Get to Know Your Gun

If you want to know your gun a lot better, then it is best to do a range graph. This is fairly simple, and all you have to do is get a safe range of 50 metres or yards.

Zero the gun at your normal range, this is normally around 25 to 35 metres, but this is up to you, depending on the power and maximum range that you shoot at. Let us assume the gun is zeroed at 30 metres.
Copy image below and past into Word to get the full size and print it landscape.

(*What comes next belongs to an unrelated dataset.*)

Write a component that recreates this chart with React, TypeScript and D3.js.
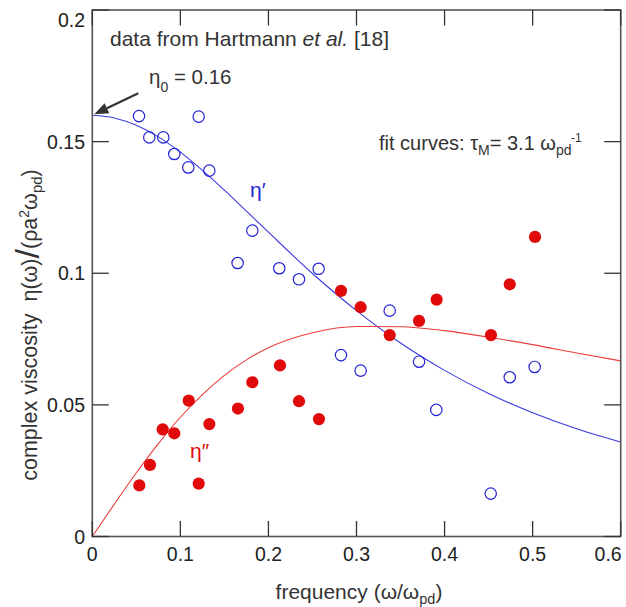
import React from 'react';
import * as d3 from 'd3';

// ---- data ----
const X_TICKS = [0, 0.1, 0.2, 0.3, 0.4, 0.5, 0.6];
const X_TICK_LABELS = ['0', '0.1', '0.2', '0.3', '0.4', '0.5', '0.6'];
const Y_TICKS = [0, 0.05, 0.1, 0.15, 0.2];
const Y_TICK_LABELS = ['0', '0.05', '0.1', '0.15', '0.2'];

// eta' (open blue circles)
const etaPrimeFreq = [0.053, 0.0647, 0.0806, 0.0931, 0.109, 0.1208, 0.1329, 0.165, 0.1817, 0.2123, 0.2347, 0.257, 0.2824, 0.3047, 0.3377, 0.371, 0.3906, 0.4524, 0.474, 0.5023];
const etaPrimeVal = [0.1597, 0.1516, 0.1516, 0.1453, 0.1402, 0.1595, 0.139, 0.1039, 0.1162, 0.1019, 0.0977, 0.1017, 0.0689, 0.063, 0.0858, 0.0664, 0.0481, 0.0163, 0.0605, 0.0644];

// eta'' (filled red circles)
const etaDoubleFreq = [0.0534, 0.0655, 0.0799, 0.0931, 0.1095, 0.1208, 0.1329, 0.1654, 0.1817, 0.2131, 0.2347, 0.2574, 0.2824, 0.3047, 0.3377, 0.371, 0.391, 0.4527, 0.474, 0.5027];
const etaDoubleVal = [0.0194, 0.0272, 0.0407, 0.0392, 0.0516, 0.0201, 0.0427, 0.0486, 0.0586, 0.065, 0.0514, 0.0446, 0.0933, 0.0871, 0.0765, 0.0819, 0.09, 0.0765, 0.0958, 0.1138];

// fit curves
const fitFreq = [0, 0.025, 0.05, 0.075, 0.1, 0.125, 0.15, 0.175, 0.2, 0.25, 0.3, 0.35, 0.4, 0.45, 0.5, 0.55, 0.6];
const fitEtaPrime = [0.16, 0.159, 0.1562, 0.1518, 0.146, 0.1391, 0.1316, 0.1236, 0.1156, 0.0999, 0.0858, 0.0735, 0.0631, 0.0543, 0.047, 0.0409, 0.0359];
const fitEtaDouble = [0, 0.0123, 0.0242, 0.0353, 0.0453, 0.0539, 0.0612, 0.0671, 0.0717, 0.0774, 0.0798, 0.0797, 0.0782, 0.0757, 0.0729, 0.0697, 0.0667];

const ETA0 = 0.16;

const W = 626;
const H = 607;
const FONT = 'Liberation Sans, Arial, Helvetica, sans-serif';

export default function App() {
  const left = 92.3, right = 620.7, top = 10, bottom = 536.5;
  const x = d3.scaleLinear().domain([0, 0.6]).range([left, right]);
  const y = d3.scaleLinear().domain([0, 0.2]).range([bottom, top]);
  const line = d3
    .line<[number, number]>()
    .x((d) => x(d[0]))
    .y((d) => y(d[1]))
    .curve(d3.curveMonotoneX);

  const primeFit: [number, number][] = fitFreq.map((f, i) => [f, fitEtaPrime[i]]);
  const doubleFit: [number, number][] = fitFreq.map((f, i) => [f, fitEtaDouble[i]]);

  const tipX = x(0) + 2;
  const tipY = y(ETA0) - 1;
  const sx = tipX + 44, sy = tipY - 21;
  const len = Math.hypot(sx - tipX, sy - tipY);
  const ux = (tipX - sx) / len, uy = (tipY - sy) / len;
  const hl = 14, hw = 5.5;
  const bx = tipX - ux * hl, by = tipY - uy * hl;
  const px = -uy * hw, py = ux * hw;

  const tickLen = 15.5;
  const blue = '#2323d6';
  const red = '#e00a0a';

  return (
    <svg width={W} height={H} style={{ position: 'absolute', left: 0, top: 0 }} fontFamily={FONT}>
      <rect x={0} y={0} width={W} height={H} fill="#fff" />
      {/* fit curves */}
      <path d={line(primeFit) || ''} fill="none" stroke="#3b3be0" strokeWidth={1.1} />
      <path d={line(doubleFit) || ''} fill="none" stroke="#ea3c3c" strokeWidth={1.1} />

      {/* points */}
      {etaPrimeFreq.map((f, i) => (
        <circle key={'p' + i} cx={x(f)} cy={y(etaPrimeVal[i])} r={5.7} fill="none" stroke={blue} strokeWidth={1.2} />
      ))}
      {etaDoubleFreq.map((f, i) => (
        <circle key={'d' + i} cx={x(f)} cy={y(etaDoubleVal[i])} r={6.1} fill={red} />
      ))}

      {/* frame */}
      <rect x={left} y={top} width={right - left} height={bottom - top} fill="none" stroke="#555" strokeWidth={1.6} />

      {/* ticks */}
      {X_TICKS.map((t) => (
        <g key={'xt' + t}>
          <line x1={x(t)} x2={x(t)} y1={bottom} y2={bottom - tickLen} stroke="#333" strokeWidth={1.3} />
          <line x1={x(t)} x2={x(t)} y1={top} y2={top + tickLen} stroke="#333" strokeWidth={1.3} />
        </g>
      ))}
      {Y_TICKS.map((t) => (
        <g key={'yt' + t}>
          <line x1={left} x2={left + tickLen + 1} y1={y(t)} y2={y(t)} stroke="#333" strokeWidth={1.3} />
          <line x1={right} x2={right - tickLen - 1} y1={y(t)} y2={y(t)} stroke="#333" strokeWidth={1.3} />
        </g>
      ))}

      {/* tick labels */}
      {X_TICKS.map((t, i) => (
        <text
          key={'xl' + t}
          x={i === X_TICKS.length - 1 ? x(t) + 1 : x(t)}
          y={561}
          fontSize={19.5}
          fill="#222"
          textAnchor={i === X_TICKS.length - 1 ? 'end' : 'middle'}
        >
          {X_TICK_LABELS[i]}
        </text>
      ))}
      {Y_TICKS.map((t, i) => (
        <text
          key={'yl' + t}
          x={85}
          y={i === Y_TICKS.length - 1 ? y(t) + 17 : y(t) + 7}
          fontSize={19.5}
          fill="#222"
          textAnchor="end"
        >
          {Y_TICK_LABELS[i]}
        </text>
      ))}

      {/* axis titles */}
      <text x={359} y={599} fontSize={21} fill="#333" textAnchor="middle">
        frequency (ω/ω<tspan dy={5} fontSize={14.5}>pd</tspan>
        <tspan dy={-5}>)</tspan>
      </text>
      <text transform="translate(37,325) rotate(-90)" fontSize={21.5} fill="#333" textAnchor="middle">
        complex viscosity{'\u00a0\u00a0'}η(ω)<tspan fontSize={34} dy={2}>/</tspan>
        <tspan dy={-2}>(ρa</tspan>
        <tspan dy={-8} fontSize={14}>2</tspan>
        <tspan dy={8}>ω</tspan>
        <tspan dy={5} fontSize={15}>pd</tspan>
        <tspan dy={-5}>)</tspan>
      </text>

      {/* annotations */}
      <text x={110} y={46} fontSize={21} fill="#333">
        data from Hartmann <tspan fontStyle="italic">et al.</tspan> [18]
      </text>
      <text x={149} y={84} fontSize={20.5} fill="#333">
        η<tspan dy={8} fontSize={14}>0</tspan>
        <tspan dy={-8}> = 0.16</tspan>
      </text>
      <line x1={sx} y1={sy} x2={bx} y2={by} stroke="#333" strokeWidth={2.2} />
      <polygon points={`${tipX},${tipY} ${bx + px},${by + py} ${bx - px},${by - py}`} fill="#333" />

      <text x={379} y={150} fontSize={20} fill="#333">
        fit curves: τ<tspan dy={5} fontSize={14}>M</tspan>
        <tspan dy={-5}>= 3.1 ω</tspan>
        <tspan dy={5} fontSize={14}>pd</tspan>
      </text>
      <text x={571} y={142} fontSize={12} fill="#333">-1</text>

      <text x={250} y={197} fontSize={21} fill={blue}>η′</text>
      <text x={190} y={458} fontSize={21} fill={red}>η″</text>
    </svg>
  );
}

After you have zeroed your gun at your normal zero you then fire still at the centre at 5 metres, then 10 metres, 15 metres, 20 metres etc out to the max range you have decided on, until you have fired at all the five metre points. You then transfer the group drop or rise on this graph. It is then simple to join the dots until you have done your range graph. Get to know the graph well until it comes automatic for you to know the rise or fall of your trajectory.

For example using the graph above you know that at 30 metres you just aim dead on, and at 25 metres you would aim nearly half an inch higher assuming that you are using a quarter inch grid lines, but these can be what ever suits the power of your gun. If your gun is low powered then the grids could be half an inch. Write on the chart what you decide.

You would put a mark on the crossing point of the graph, I have shown a rough idea on the graph above to give you the general idea. The weaker the gun then the more the curve will be, obviously the more power the gun has then the flatter the curve will be. This curve is what we call the trajectory.

A .22 Long Rifle subsonic Bullet shoots fairly flat up to 80 metres, but from 80 metres to a 100 metres they drop about four to five inches.